April 16, 2012 / 9:41 AM / 8 years ago

UK woman prepares for record-breaking Pacific row

CHOSHI, Japan (Reuters) - British adventurer Sarah Outen, part way through a voyage to circle the globe using only human power, is putting the finishing touches to preparations for the toughest challenge of the trip: a record-breaking solo row across the Pacific.

Video screenshot of British adventurer Sarah Outen obtained on April 16, 2012. REUTERS/TV/SARAH OUTEN - LONDON2LONDON VIA THE WORLD

Since she left her home country in April 2011, the 26-year-old has travelled some 17,700 km (11,000 miles) through Europe, Central Asia, China, Russia and Japan by kayak, bicycle and rowing her 6.4-metre (21 ft) boat, Gulliver.

“The Pacific Ocean, I think, will be the most challenging part of my journey back to London. That’s very exciting but a little bit daunting as well,” Outen said at a marina in Choshi, a Pacific port about 130 km east of Tokyo.

“Looking at the map and seeing all those thousands of miles of ocean that I’m going to be taking on just with Gulliver, it’s a bit daunting. But I can’t wait to get out there too.”

Outen, who already holds a Guinness World Record for her 2009 solo row across the Indian Ocean, departs on the 8,334 km journey on April 20, weather permitting. Her destination will be Vancouver.

Ahead lies seven months of sleeping in a tiny cabin, eating freeze-dried food and drinking desalinated water. A solar-powered satellite GPS system will provide directions, while a built-in iPod will soothe her loneliness.

Additional support will come from her blog, where she has been posting pictures, video clips and comments. Hundreds of people around the world have shared thoughts and left messages.

“Human-powered journeys are so exciting because you’re so close to what’s going on around you, so wildlife doesn’t necessarily see you or is intrigued by you,” she said.
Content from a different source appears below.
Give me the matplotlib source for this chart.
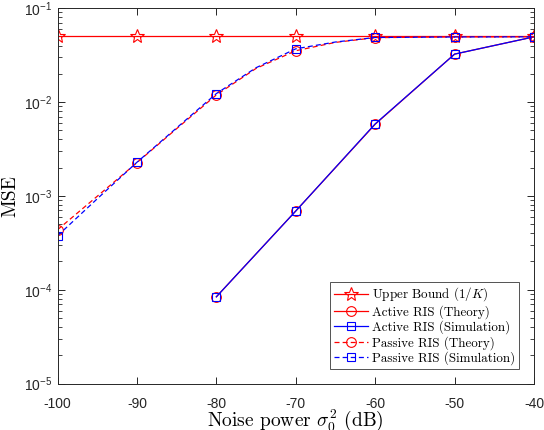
import numpy as np
import matplotlib
matplotlib.use("Agg")
from matplotlib import pyplot as plt
from matplotlib.font_manager import FontProperties
from matplotlib.ticker import LogLocator, NullFormatter

plt.rcParams['font.family'] = ['Liberation Sans', 'DejaVu Sans']
plt.rcParams['mathtext.fontset'] = 'cm'
plt.rcParams['axes.unicode_minus'] = False

# noise power grid (dB)
noise = [-100, -90, -80, -70, -60, -50, -40]
noise_fine = [-100, -95, -90, -85, -80, -75, -70, -65, -60, -55, -50, -45, -40]

upper_bound = [0.05, 0.05, 0.05, 0.05, 0.05, 0.05, 0.05]

noise_active = [-80, -70, -60, -50, -40]
active_theory = [8.4e-5, 6.9e-4, 5.8e-3, 0.0324, 0.0495]
active_sim = [8.4e-5, 6.9e-4, 5.85e-3, 0.0324, 0.0495]

passive_theory = [4.35e-4, 9.9e-4, 2.26e-3, 5.2e-3, 0.0119, 0.0228, 0.0352,
                  0.0432, 0.0485, 0.049, 0.0493, 0.0494, 0.0495]
passive_sim = [3.75e-4, 9.3e-4, 2.28e-3, 5.3e-3, 0.0123, 0.0232, 0.0369,
               0.0436, 0.0487, 0.049, 0.0493, 0.0494, 0.0495]

red = (1, 0, 0)
blue = (0, 0, 1)

fig = plt.figure(figsize=(5.44, 4.30), dpi=100)
ax = fig.add_axes([0.1057, 0.108, 0.876, 0.873])

ax.semilogy(noise, upper_bound, '-', color=red, lw=0.9, marker='*', ms=10,
            mfc='none', mew=0.8, label='Upper Bound ($1/K$)')
ax.semilogy(noise_active, active_theory, '-', color=red, lw=0.9, marker='o', ms=7,
            mfc='none', mew=0.8, label='Active RIS (Theory)')
ax.semilogy(noise_active, active_sim, '-', color=blue, lw=0.9, marker='s', ms=6,
            mfc='none', mew=0.8, label='Active RIS (Simulation)')
ax.semilogy(noise_fine, passive_theory, '--', color=red, lw=0.9, marker='o', ms=7,
            mfc='none', mew=0.8, markevery=2, dashes=(4, 2.5),
            label='Passive RIS (Theory)')
ax.semilogy(noise_fine, passive_sim, '--', color=blue, lw=0.9, marker='s', ms=6,
            mfc='none', mew=0.8, markevery=2, dashes=(4, 2.5),
            label='Passive RIS (Simulation)')

ax.set_xlim(-100, -40)
ax.set_ylim(1e-5, 1e-1)
ax.set_xticks(noise)
ax.yaxis.set_minor_locator(LogLocator(base=10, subs=np.arange(2, 10)))
ax.yaxis.set_minor_formatter(NullFormatter())

axcol = (0.15, 0.15, 0.15)
for s in ax.spines.values():
    s.set_color(axcol)
    s.set_linewidth(0.7)
ax.tick_params(which='both', direction='in', top=True, right=True,
               colors=axcol, labelcolor=(0.15, 0.15, 0.15), labelsize=10)
ax.tick_params(which='major', length=5, width=0.7)
ax.tick_params(which='minor', length=2.8, width=0.6)
ax.tick_params(axis='x', pad=10)
ax.tick_params(axis='y', pad=4)

lab_font = FontProperties(family='cmr10', size=14)
ax.set_xlabel(r'Noise power $\sigma_0^2$ (dB)', fontproperties=lab_font, labelpad=-2.5)
ax.set_ylabel('MSE', fontproperties=lab_font, labelpad=3)

leg_font = FontProperties(family='cmr10', size=9.4)
leg = ax.legend(loc='lower right', prop=leg_font, bbox_to_anchor=(0.969, 0.038),
                borderaxespad=0, frameon=True, fancybox=False, handlelength=2.6,
                handletextpad=0.35, labelspacing=0.13, borderpad=0.3)
leg.get_frame().set_edgecolor(axcol)
leg.get_frame().set_linewidth(0.7)

fig.savefig('out.png', dpi=100)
“That’s really why I’m doing it; I want to learn about the world through this medium.”

At the corner of the port where Outen’s boat is being equipped and loaded are wrecked boats still remaining from the March 11, 2011 tsunami that devastated a vast swathe of Japan’s Pacific coast, a view that she said was humbling.

“I remember standing on the shore and looking out to sea - and it was a beautiful, calm day - thinking I love the ocean and I know the energy out there. Then I look behind me and see the devastation that had happened, and I just felt humble.”

Even so, she said she was more than prepared for the challenges she knows lie ahead.

“That feeling of not quite knowing if you’re going to make it, that’s exciting. That’s thrilling as well,” she said.

“I know that I’m going to be scared out there at times, I know I’m going to be exhausted, I know that physically and mentally it’s really going to test me. But I’m ready for it.”